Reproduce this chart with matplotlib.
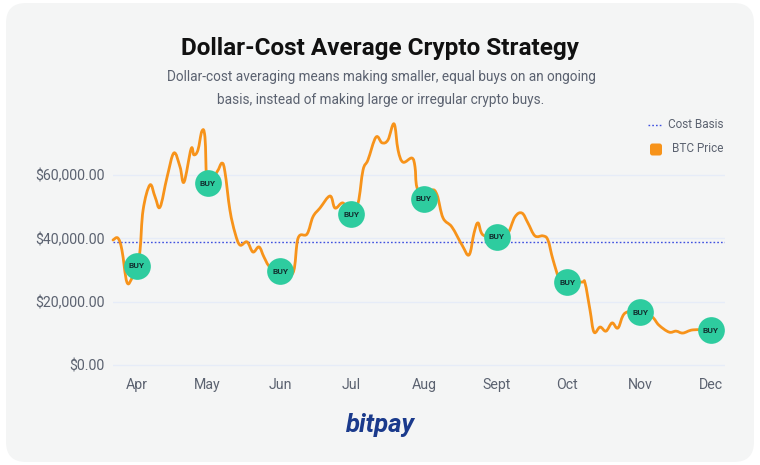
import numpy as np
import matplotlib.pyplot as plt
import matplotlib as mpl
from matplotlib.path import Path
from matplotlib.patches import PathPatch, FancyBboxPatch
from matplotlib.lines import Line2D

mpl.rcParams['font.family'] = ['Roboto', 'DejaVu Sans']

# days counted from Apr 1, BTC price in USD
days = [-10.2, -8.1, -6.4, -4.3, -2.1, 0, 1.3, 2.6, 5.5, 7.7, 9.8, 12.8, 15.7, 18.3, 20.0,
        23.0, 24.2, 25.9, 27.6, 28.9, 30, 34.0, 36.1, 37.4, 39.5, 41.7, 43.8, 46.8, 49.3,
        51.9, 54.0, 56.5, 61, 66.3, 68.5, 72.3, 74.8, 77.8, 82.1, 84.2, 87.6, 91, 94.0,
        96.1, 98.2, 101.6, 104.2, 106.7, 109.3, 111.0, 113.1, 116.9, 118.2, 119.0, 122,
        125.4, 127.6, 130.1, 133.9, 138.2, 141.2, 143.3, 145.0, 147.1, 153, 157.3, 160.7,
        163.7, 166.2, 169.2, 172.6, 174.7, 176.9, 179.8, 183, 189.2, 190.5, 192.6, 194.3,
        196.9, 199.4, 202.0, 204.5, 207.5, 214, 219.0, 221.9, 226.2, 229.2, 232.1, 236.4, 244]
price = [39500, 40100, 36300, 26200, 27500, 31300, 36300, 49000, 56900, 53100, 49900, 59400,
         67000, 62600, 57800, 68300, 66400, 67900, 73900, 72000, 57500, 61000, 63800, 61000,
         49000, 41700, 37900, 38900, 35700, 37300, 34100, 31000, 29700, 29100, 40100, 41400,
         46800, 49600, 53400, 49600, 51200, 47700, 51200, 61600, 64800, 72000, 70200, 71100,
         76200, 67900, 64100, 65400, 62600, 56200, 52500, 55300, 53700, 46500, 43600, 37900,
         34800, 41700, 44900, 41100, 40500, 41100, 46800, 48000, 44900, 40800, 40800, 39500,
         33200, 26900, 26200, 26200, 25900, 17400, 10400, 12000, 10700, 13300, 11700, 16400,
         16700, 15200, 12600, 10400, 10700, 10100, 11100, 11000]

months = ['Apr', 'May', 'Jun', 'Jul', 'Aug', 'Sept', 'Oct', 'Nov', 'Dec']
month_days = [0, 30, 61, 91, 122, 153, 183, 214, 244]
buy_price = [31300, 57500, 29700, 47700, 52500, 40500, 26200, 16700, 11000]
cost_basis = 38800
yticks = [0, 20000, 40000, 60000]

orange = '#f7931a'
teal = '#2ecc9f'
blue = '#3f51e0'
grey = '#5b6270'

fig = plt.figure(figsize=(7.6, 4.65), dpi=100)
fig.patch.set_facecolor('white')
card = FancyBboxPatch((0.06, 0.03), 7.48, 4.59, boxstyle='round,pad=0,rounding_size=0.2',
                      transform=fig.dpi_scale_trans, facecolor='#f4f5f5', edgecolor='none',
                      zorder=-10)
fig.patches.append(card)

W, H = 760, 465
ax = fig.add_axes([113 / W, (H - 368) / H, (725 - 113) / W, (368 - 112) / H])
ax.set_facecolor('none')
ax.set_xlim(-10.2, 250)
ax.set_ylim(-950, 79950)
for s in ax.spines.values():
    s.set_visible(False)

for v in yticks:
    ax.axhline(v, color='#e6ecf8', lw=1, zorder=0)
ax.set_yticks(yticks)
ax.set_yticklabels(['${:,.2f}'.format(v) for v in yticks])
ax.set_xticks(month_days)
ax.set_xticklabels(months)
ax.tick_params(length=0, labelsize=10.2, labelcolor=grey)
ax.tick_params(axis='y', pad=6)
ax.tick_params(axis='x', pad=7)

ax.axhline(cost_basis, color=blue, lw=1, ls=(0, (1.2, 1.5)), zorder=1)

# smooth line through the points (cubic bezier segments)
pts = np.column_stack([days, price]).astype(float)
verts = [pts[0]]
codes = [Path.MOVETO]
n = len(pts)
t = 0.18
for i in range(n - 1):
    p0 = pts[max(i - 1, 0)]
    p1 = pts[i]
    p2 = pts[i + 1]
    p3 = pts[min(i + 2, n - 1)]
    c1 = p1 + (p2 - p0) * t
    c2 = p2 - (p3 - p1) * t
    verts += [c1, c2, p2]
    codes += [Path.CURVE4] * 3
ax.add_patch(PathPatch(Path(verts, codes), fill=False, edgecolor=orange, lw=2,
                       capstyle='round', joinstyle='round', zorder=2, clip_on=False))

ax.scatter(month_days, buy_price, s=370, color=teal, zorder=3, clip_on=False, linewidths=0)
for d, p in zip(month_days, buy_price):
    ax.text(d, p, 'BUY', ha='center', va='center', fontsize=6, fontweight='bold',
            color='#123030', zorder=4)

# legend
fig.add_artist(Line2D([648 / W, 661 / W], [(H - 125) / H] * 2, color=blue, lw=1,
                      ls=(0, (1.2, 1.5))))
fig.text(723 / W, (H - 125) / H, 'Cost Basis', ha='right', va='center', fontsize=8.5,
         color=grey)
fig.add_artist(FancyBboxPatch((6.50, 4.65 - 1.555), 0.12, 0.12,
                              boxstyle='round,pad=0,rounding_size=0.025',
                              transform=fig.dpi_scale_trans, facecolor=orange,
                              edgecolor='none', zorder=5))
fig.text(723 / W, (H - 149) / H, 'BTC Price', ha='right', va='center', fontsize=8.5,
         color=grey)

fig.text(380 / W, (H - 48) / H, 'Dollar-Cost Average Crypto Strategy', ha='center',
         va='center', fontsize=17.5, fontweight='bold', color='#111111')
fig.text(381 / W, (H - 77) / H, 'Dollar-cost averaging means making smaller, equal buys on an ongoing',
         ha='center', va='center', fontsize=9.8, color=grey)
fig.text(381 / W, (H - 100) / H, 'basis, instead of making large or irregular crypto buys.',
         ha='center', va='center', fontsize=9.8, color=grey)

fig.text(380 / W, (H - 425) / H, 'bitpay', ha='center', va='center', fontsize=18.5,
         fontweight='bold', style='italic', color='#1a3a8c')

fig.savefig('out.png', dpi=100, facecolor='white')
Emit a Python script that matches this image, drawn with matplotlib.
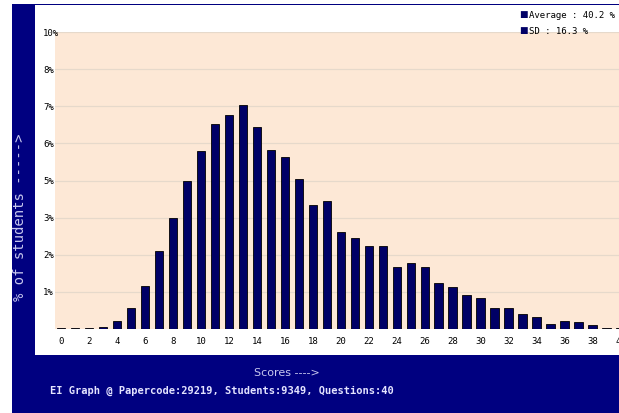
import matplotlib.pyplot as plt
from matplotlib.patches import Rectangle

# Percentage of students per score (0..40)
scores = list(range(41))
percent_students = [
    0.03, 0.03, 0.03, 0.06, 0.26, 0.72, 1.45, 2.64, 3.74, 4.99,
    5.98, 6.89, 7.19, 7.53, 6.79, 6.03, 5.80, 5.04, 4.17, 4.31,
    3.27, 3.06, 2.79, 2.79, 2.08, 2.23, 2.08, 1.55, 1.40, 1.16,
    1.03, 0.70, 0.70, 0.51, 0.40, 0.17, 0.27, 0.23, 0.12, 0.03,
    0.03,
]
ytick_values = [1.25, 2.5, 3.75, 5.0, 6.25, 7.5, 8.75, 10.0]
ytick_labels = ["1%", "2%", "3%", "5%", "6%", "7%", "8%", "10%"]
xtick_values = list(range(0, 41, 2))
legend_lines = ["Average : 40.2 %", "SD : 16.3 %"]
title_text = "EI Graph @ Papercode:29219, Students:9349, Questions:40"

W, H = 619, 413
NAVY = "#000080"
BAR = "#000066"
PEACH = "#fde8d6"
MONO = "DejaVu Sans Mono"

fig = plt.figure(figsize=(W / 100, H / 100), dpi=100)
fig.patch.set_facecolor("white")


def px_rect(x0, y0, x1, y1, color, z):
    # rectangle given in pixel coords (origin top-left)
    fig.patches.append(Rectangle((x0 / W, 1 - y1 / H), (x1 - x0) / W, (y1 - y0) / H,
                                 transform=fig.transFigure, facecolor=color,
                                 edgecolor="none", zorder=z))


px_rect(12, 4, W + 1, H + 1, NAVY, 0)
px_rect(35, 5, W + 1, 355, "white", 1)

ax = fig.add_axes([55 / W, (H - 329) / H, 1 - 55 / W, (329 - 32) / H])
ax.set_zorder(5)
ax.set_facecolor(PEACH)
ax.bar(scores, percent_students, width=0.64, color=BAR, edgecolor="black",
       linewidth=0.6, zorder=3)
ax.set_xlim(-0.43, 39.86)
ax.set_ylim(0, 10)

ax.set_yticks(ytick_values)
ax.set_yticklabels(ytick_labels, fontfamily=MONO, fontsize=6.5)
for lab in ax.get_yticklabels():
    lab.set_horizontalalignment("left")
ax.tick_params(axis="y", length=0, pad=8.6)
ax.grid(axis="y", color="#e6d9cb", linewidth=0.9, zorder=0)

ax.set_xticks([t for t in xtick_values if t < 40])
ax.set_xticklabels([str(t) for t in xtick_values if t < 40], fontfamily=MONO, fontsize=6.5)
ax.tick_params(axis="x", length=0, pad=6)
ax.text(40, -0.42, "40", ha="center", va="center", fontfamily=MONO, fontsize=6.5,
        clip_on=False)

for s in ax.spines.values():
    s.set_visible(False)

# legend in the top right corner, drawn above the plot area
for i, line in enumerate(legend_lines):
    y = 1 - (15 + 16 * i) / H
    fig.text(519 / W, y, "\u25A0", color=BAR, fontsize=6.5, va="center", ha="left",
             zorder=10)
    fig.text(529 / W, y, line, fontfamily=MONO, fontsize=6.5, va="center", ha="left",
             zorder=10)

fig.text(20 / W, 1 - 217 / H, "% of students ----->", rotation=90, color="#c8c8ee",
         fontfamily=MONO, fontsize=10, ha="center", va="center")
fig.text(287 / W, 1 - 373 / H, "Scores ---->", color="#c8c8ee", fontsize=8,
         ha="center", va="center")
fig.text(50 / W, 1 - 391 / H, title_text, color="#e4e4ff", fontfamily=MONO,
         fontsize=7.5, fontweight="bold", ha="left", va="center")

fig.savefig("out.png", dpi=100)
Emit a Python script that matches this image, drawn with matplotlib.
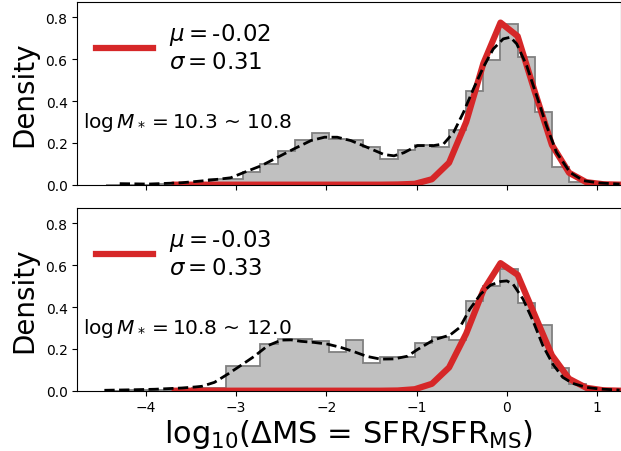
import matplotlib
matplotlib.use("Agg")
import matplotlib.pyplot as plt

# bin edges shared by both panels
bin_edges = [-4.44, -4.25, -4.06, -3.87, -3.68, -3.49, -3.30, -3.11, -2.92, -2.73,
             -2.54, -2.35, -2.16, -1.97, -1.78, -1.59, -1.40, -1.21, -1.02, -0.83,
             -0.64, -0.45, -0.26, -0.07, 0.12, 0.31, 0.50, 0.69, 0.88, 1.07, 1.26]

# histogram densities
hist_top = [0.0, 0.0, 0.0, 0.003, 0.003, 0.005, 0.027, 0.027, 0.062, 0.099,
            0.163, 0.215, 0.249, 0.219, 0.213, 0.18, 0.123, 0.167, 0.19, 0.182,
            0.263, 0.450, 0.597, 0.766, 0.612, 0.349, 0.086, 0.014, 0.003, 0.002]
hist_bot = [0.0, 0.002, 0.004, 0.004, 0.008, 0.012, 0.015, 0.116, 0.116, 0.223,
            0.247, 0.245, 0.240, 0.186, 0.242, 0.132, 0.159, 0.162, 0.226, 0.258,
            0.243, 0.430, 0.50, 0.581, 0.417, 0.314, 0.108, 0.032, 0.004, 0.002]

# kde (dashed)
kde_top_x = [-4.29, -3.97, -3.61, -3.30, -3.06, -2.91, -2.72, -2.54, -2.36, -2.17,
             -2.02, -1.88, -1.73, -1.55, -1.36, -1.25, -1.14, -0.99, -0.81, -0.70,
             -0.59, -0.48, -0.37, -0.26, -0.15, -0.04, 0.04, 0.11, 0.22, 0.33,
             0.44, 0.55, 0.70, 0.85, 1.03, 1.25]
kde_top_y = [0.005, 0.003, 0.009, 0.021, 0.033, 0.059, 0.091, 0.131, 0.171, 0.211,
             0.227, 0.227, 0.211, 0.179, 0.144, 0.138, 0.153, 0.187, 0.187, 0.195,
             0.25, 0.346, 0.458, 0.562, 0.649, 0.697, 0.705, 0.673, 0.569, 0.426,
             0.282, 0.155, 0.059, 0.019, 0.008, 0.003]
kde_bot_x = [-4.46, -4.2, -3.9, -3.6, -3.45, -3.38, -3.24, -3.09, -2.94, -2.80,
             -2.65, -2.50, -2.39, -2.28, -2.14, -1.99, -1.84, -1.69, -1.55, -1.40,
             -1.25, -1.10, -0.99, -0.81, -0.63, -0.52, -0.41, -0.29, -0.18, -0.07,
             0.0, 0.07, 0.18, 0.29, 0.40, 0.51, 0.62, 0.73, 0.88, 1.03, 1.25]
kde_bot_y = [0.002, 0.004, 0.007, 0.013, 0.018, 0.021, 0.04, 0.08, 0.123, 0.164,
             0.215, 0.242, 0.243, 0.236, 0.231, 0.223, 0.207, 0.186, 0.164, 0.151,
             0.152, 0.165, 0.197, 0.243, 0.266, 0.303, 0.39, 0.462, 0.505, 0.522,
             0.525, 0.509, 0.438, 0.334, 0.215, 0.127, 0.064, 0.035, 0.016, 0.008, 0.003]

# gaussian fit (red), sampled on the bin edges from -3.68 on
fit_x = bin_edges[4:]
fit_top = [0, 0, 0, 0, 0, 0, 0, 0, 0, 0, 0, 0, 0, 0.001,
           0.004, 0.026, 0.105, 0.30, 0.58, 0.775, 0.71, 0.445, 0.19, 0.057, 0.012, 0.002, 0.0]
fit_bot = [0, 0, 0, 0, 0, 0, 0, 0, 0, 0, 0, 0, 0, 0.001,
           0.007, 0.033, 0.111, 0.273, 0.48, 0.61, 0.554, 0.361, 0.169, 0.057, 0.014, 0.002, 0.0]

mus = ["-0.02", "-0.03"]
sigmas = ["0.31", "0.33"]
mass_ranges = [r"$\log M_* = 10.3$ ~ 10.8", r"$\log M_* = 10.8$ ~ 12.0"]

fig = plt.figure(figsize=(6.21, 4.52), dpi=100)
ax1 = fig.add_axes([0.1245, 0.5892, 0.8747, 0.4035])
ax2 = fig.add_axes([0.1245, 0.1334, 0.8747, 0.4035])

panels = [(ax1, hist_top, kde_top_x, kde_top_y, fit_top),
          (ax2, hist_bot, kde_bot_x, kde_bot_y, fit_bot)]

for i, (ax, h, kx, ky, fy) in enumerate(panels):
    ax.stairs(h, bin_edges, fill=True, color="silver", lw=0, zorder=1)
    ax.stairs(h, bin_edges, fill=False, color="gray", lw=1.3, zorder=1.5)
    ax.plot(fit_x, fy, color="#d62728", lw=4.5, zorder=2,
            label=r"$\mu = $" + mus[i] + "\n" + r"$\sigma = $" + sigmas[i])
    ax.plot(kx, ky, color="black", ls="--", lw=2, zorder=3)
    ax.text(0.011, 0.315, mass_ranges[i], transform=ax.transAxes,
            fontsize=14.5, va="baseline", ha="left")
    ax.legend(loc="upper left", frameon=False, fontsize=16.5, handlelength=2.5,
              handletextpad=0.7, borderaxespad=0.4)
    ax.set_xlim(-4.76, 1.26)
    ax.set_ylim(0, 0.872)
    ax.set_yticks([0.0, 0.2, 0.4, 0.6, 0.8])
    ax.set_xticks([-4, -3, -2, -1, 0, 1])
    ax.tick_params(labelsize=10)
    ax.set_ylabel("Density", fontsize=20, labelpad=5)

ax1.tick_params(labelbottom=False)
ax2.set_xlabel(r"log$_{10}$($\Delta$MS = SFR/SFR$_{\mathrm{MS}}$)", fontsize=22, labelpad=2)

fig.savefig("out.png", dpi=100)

————————

▶ _Task objective_: Begin at the first line of the data above and repeat each line exactly, stopping after the line containing "mpl.rcParams['font.family'] = ['Roboto', 'DejaVu". Omit the pictures.

▶ _Completed exercise_:
Reproduce this chart with matplotlib.
import numpy as np
import matplotlib.pyplot as plt
import matplotlib as mpl
from matplotlib.path import Path
from matplotlib.patches import PathPatch, FancyBboxPatch
from matplotlib.lines import Line2D

mpl.rcParams['font.family'] = ['Roboto', 'DejaVu Sans']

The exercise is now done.